Database design resources



  • Can I get some recommendations for good resources on database design. Books, webpages, whatever would be welcome. I want to spend some of my time this summer learning how to do database design for my own personal gain.


  • ♿ (Parody)

    Lesson one. Database design is a dicipline, not a tool to learn. Just as one doesn't become a carpenter by mastering a table saw, you can't master database design by learning SQL or other tools.

    A lot of developers skip that lesson, and tend to believe that database design is an intuitive thing they can just do as they go, not quite realizing that databases are based on the relational model, which in turn is something that evolved after decades of real-world experience in information systems. Unless you learn the basics, you'll make the same mistakes developers from the early 60's made when they first tried to integrate applciations and data.
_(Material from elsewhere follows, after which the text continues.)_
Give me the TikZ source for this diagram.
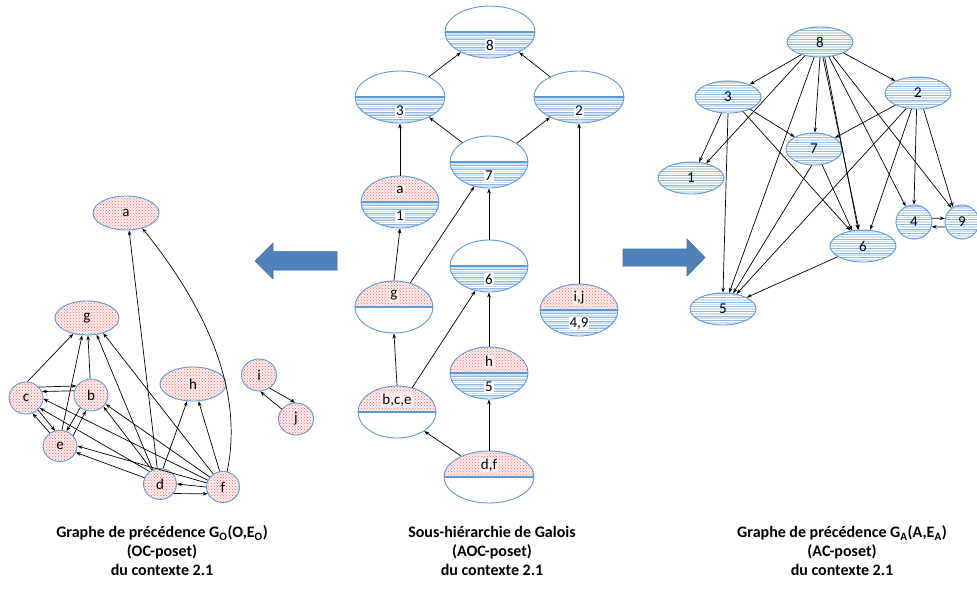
\documentclass[tikz,border=0pt]{standalone}
\usepackage{fontspec}
\setmainfont{Carlito}
\usetikzlibrary{arrows.meta,shapes.geometric,patterns}
\definecolor{nodeblue}{HTML}{5B9BD5}
\definecolor{stripeLight}{HTML}{CFE1F3}
\definecolor{stripeMid}{HTML}{8FB8E2}
\definecolor{dotred}{HTML}{F26B6B}
\definecolor{pinkbg}{HTML}{FDEDED}
\definecolor{arrowblue}{HTML}{4F81BD}
\definecolor{arrowedge}{HTML}{41719C}
\newcommand\MyUpDots{%
  \fill[pinkbg] (path picture bounding box.north west) rectangle (path picture bounding box.east);
  \fill[pattern=crosshatch dots, pattern color=dotred] (path picture bounding box.north west) rectangle (path picture bounding box.east);}
\newcommand\MyFullDots{%
  \fill[pinkbg] (path picture bounding box.north west) rectangle (path picture bounding box.south east);
  \fill[pattern=crosshatch dots, pattern color=dotred] (path picture bounding box.north west) rectangle (path picture bounding box.south east);}
\newcommand\MyLowStripes{%
  \foreach \k in {1,...,8} {
    \draw[stripeLight, line width=1.6pt] ([yshift=-\k*3.7pt+1.7pt]path picture bounding box.west) -- ([yshift=-\k*3.7pt+1.7pt]path picture bounding box.east);
    \draw[stripeMid, line width=0.5pt] ([yshift=-\k*3.7pt]path picture bounding box.west) -- ([yshift=-\k*3.7pt]path picture bounding box.east);}}
\newcommand\MyDivider{%
  \draw[nodeblue, line width=1.3pt] (path picture bounding box.west) -- (path picture bounding box.east);}
\newcommand\MyFullStripes{%
  \foreach \k in {-5,...,5} {
    \draw[stripeLight, line width=1.8pt] ([yshift=\k*4.6pt]path picture bounding box.west) -- ([yshift=\k*4.6pt]path picture bounding box.east);
    \draw[stripeMid, line width=0.5pt] ([yshift=\k*4.6pt+2.3pt]path picture bounding box.west) -- ([yshift=\k*4.6pt+2.3pt]path picture bounding box.east);}}
\tikzset{
  ellbase/.style={ellipse, draw=nodeblue, line width=0.9pt, inner sep=0pt, font=\fontsize{15}{18}\selectfont},
  dotnode/.style={ellbase, path picture={\MyFullDots}},
  stripenode/.style={ellbase, path picture={\MyFullStripes}},
  midAB/.style={ellbase, path picture={\MyUpDots\MyLowStripes\MyDivider}},
  midB/.style={ellbase, path picture={\MyLowStripes\MyDivider}},
  midA/.style={ellbase, path picture={\MyUpDots\MyDivider}},
  wide/.style={minimum width=90pt, minimum height=52pt},
  narrow/.style={minimum width=78pt, minimum height=52pt},
  toplbl/.style={font=\fontsize{15}{18}\selectfont, inner sep=1pt, fill=pinkbg},
  botlbl/.style={font=\fontsize{15}{18}\selectfont, inner sep=1pt, fill=white},
  edge/.style={draw=black, line width=0.7pt, -{Stealth[length=5pt,width=3.6pt]}},
  bigarrow/.style={fill=arrowblue, draw=arrowedge, line width=0.6pt},
  caption/.style={align=center, font=\bfseries\fontsize{16}{19}\selectfont, inner sep=0pt}
}
\begin{document}
\begin{tikzpicture}[x=1pt,y=-1pt]
\fill[white] (0,0) rectangle (977,590);
\useasboundingbox (0,0) rectangle (977,590);

% ---------- left graph (OC-poset) ----------
\node[dotnode, minimum width=66pt, minimum height=34pt] (La) at (126,213) {a};
\node[dotnode, minimum width=64pt, minimum height=34pt] (Lg) at (87,318) {g};
\node[dotnode, minimum width=34pt, minimum height=32pt] (Lc) at (26,398) {c};
\node[dotnode, minimum width=34pt, minimum height=32pt] (Lb) at (91,395) {b};
\node[dotnode, minimum width=34pt, minimum height=31pt] (Le) at (60,446) {e};
\node[dotnode, minimum width=66pt, minimum height=34pt] (Lh) at (193,384) {h};
\node[dotnode, minimum width=35pt, minimum height=32pt] (Li) at (259,375) {i};
\node[dotnode, minimum width=35pt, minimum height=32pt] (Lj) at (296,419) {j};
\node[dotnode, minimum width=33pt, minimum height=31pt] (Ld) at (160,484) {d};
\node[dotnode, minimum width=33pt, minimum height=31pt] (Lf) at (223,487) {f};

\draw[edge] (Lc.85) -- (Lg.229);
\draw[edge] (Le.83) -- (Lg.254);
\draw[edge] (Lb.93) -- (Lg.273);
\draw[edge] (Ld.117) -- (Lg.300);
\draw[edge] (Lf.127) -- (Lg.317);
\draw[edge] (Ld.100) -- (La.280);
\draw[edge] (Lf.75) .. controls (242,400) and (216,320) .. (La.317);
\draw[edge] (Ld.79) -- (Lh.251);
\draw[edge] (Lf.102) -- (Lh.288);
\draw[edge] (Lc.40) -- (Lb.148);
\draw[edge] (Lb.166) -- (Lc.22);
\draw[edge] (Lc.315) -- (Le.108);
\draw[edge] (Le.128) -- (Lc.293);
\draw[edge] (Lb.230) -- (Le.66);
\draw[edge] (Le.38) -- (Lb.252);
\draw[edge] (Ld.130) -- (Lc.324);
\draw[edge] (Ld.158) -- (Le.338);
\draw[edge] (Ld.120) -- (Lb.317);
\draw[edge] (Lf.156) -- (Lc.357);
\draw[edge] (Lf.166) -- (Le.0);
\draw[edge] (Lf.143) -- (Lb.328);
\draw[edge] (Lf.180) -- (Ld.0);
\draw[edge] (Ld.325) -- (Lf.204);
\draw[edge] (Li.309) -- (Lj.93);
\draw[edge] (Lj.145) -- (Li.274);

% ---------- block arrows ----------
\path[bigarrow] (337,251.7) -- (273,251.7) -- (273,243) -- (255,261) -- (273,279) -- (273,270) -- (337,270) -- cycle;
\path[bigarrow] (623,249) -- (687,249) -- (687,239) -- (705,257.5) -- (687,276) -- (687,266) -- (623,266) -- cycle;

% ---------- middle graph (AOC-poset) ----------
\node[midB, wide] (M8) at (490,32) {};
\node[midB, wide] (M3) at (400,97) {};
\node[midB, wide] (M2) at (579,97) {};
\node[midB, narrow] (M7) at (489,162) {};
\node[midAB, narrow] (Ma1) at (400,202) {};
\node[midB, narrow] (M6) at (489,266) {};
\node[midA, narrow] (Mg) at (394,307) {};
\node[midAB, narrow] (Mij) at (579,310) {};
\node[midAB, narrow] (Mh5) at (489,373) {};
\node[midA, narrow] (Mbce) at (397,412) {};
\node[midA, wide] (Mdf) at (489,477) {};

\node[botlbl] (M8b) at ([yshift=-13.5pt]M8.center) {8};
\node[botlbl] (M3b) at ([yshift=-13.5pt]M3.center) {3};
\node[botlbl] (M2b) at ([yshift=-13.5pt]M2.center) {2};
\node[botlbl] (M7b) at ([yshift=-13.5pt]M7.center) {7};
\node[toplbl] (Ma1t) at ([yshift=12pt]Ma1.center) {a};
\node[botlbl] (Ma1b) at ([yshift=-13.5pt]Ma1.center) {1};
\node[botlbl] (M6b) at ([yshift=-13.5pt]M6.center) {6};
\node[toplbl] (Mgt) at ([yshift=12pt]Mg.center) {g};
\node[toplbl] (Mijt) at ([yshift=12pt]Mij.center) {i,j};
\node[botlbl] (Mijb) at ([yshift=-13.5pt]Mij.center) {4,9};
\node[toplbl] (Mh5t) at ([yshift=12pt]Mh5.center) {h};
\node[botlbl] (Mh5b) at ([yshift=-13.5pt]Mh5.center) {5};
\node[toplbl] (Mbcet) at ([yshift=12pt]Mbce.center) {b,c,e};
\node[toplbl] (Mdft) at ([yshift=12pt]Mdf.center) {d,f};

\draw[edge] (M3.35) -- (M8.215);
\draw[edge] (M2.145) -- (M8.325);
\draw[edge] (M7.144) -- (M3.325);
\draw[edge] (M7.34) -- (M2.215);
\draw[edge] (Ma1.north) -- (M3.south);
\draw[edge] (Mg.north) -- (Ma1.south);
\draw[edge] (Mg.56) -- (M7.239);
\draw[edge] (M6.north) -- (M7.south);
\draw[edge] (Mbce.north) -- (Mg.south);
\draw[edge] (Mbce.58) -- (M6.241);
\draw[edge] (Mh5.north) -- (M6.south);
\draw[edge] (Mdf.north) -- (Mh5.south);
\draw[edge] (Mdf.143) -- (Mbce.325);
\draw[edge] (Mij.north) -- (M2.south);

% ---------- right graph (AC-poset) ----------
\node[stripenode, minimum width=66pt, minimum height=30pt] (R8) at (820,42) {8};
\node[stripenode, minimum width=66pt, minimum height=32pt] (R3) at (728,97) {3};
\node[stripenode, minimum width=66pt, minimum height=32pt] (R2) at (918,93) {2};
\node[stripenode, minimum width=56pt, minimum height=32pt] (R7) at (814,149) {7};
\node[stripenode, minimum width=66pt, minimum height=32pt] (R1) at (691,178) {1};
\node[stripenode, minimum width=36pt, minimum height=34pt] (R4) at (914,222) {4};
\node[stripenode, minimum width=34pt, minimum height=34pt] (R9) at (962,222) {9};
\node[stripenode, minimum width=66pt, minimum height=32pt] (R6) at (863,246) {6};
\node[stripenode, minimum width=66pt, minimum height=32pt] (R5) at (723,309) {5};

\draw[edge] (R8.214) -- (R3.30);
\draw[edge] (R8.335) -- (R2.152);
\draw[edge] (R8.222) -- (R1.44);
\draw[edge] (R8.249) -- (R5.69);
\draw[edge] (R8.south) -- (R7.87);
\draw[edge] (R8.281) -- (R6.104);
\draw[edge] (R8.287) -- (R6.107);
\draw[edge] (R8.301) -- (R4.118);
\draw[edge] (R8.312) -- (R9.127);
\draw[edge] (R3.248) -- (R1.63);
\draw[edge] (R3.south) -- (R5.north);
\draw[edge] (R3.331) -- (R7.148);
\draw[edge] (R3.316) -- (R6.129);
\draw[edge] (R2.208) -- (R7.28);
\draw[edge] (R2.233) -- (R5.48);
\draw[edge] (R2.248) -- (R6.66);
\draw[edge] (R2.265) -- (R4.north);
\draw[edge] (R2.289) -- (R9.121);
\draw[edge] (R7.297) -- (R6.125);
\draw[edge] (R7.262) -- (R5.57);
\draw[edge] (R6.203) -- (R5.26);
\draw[edge] (R4.12) -- (R9.168);
\draw[edge] (R9.197) -- (R4.345);

% ---------- captions ----------
\node[caption] (cap1) at (162,551) {Graphe de précédence G\textsubscript{O}(O,E\textsubscript{O})\\(OC-poset)\\du contexte 2.1};
\node[caption] (cap2) at (492,551) {Sous-hiérarchie de Galois\\(AOC-poset)\\du contexte 2.1};
\node[caption] (cap3) at (842,551) {Graphe de précédence G\textsubscript{A}(A,E\textsubscript{A})\\(AC-poset)\\du contexte 2.1};
\end{tikzpicture}
\end{document}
    That said, there are two resources I always recommend to start.

    CJ Date's Introduction to Database Systems - it's a text book (and sometimes reads like one), but it helps form a fundamental understanding of why databases evolved the way the did. You can go with an older edition (6th is what I have), as nothing really changed since then. Even the "hip new" NoSQL databases are basically rehashes of earlier models from the 70's.

    Anything from Joe Celko - he has some good books and a ton of articles on the net and does a lot of pratical (SQL-based) stuff



  • Spend some time learning normal forms.  Particularly third normal form.



  • Thanks, I figured it was not very simple from reading this site. I think this will do nicely. I wanted something that was tool agnostic so I could learn the basics so I don't make boneheaded mistakes.



  • @Alex Papadimoulis said:

    CJ Date's Introduction to Database Systems

    Seconded. This is the book I learned from in college, enormously helpful, covers the history and provides practical examples. (And is generic enough you can use it on almost any RDBMS.)



  • I can give a huge recommendation for Michael J. Hernandez's 'Database Design for Mere Mortals'.

    It's language agnostic and he's very clear in explaining everything he talks about without treating the reader like a retard like some books. It really goes though the steps of first how to even figure out what it is that will solve your requirement, and then how to implement it properly.

    Plus he actually explains why you shouldn't do things, with examples as to what hole you'd be digging yourself.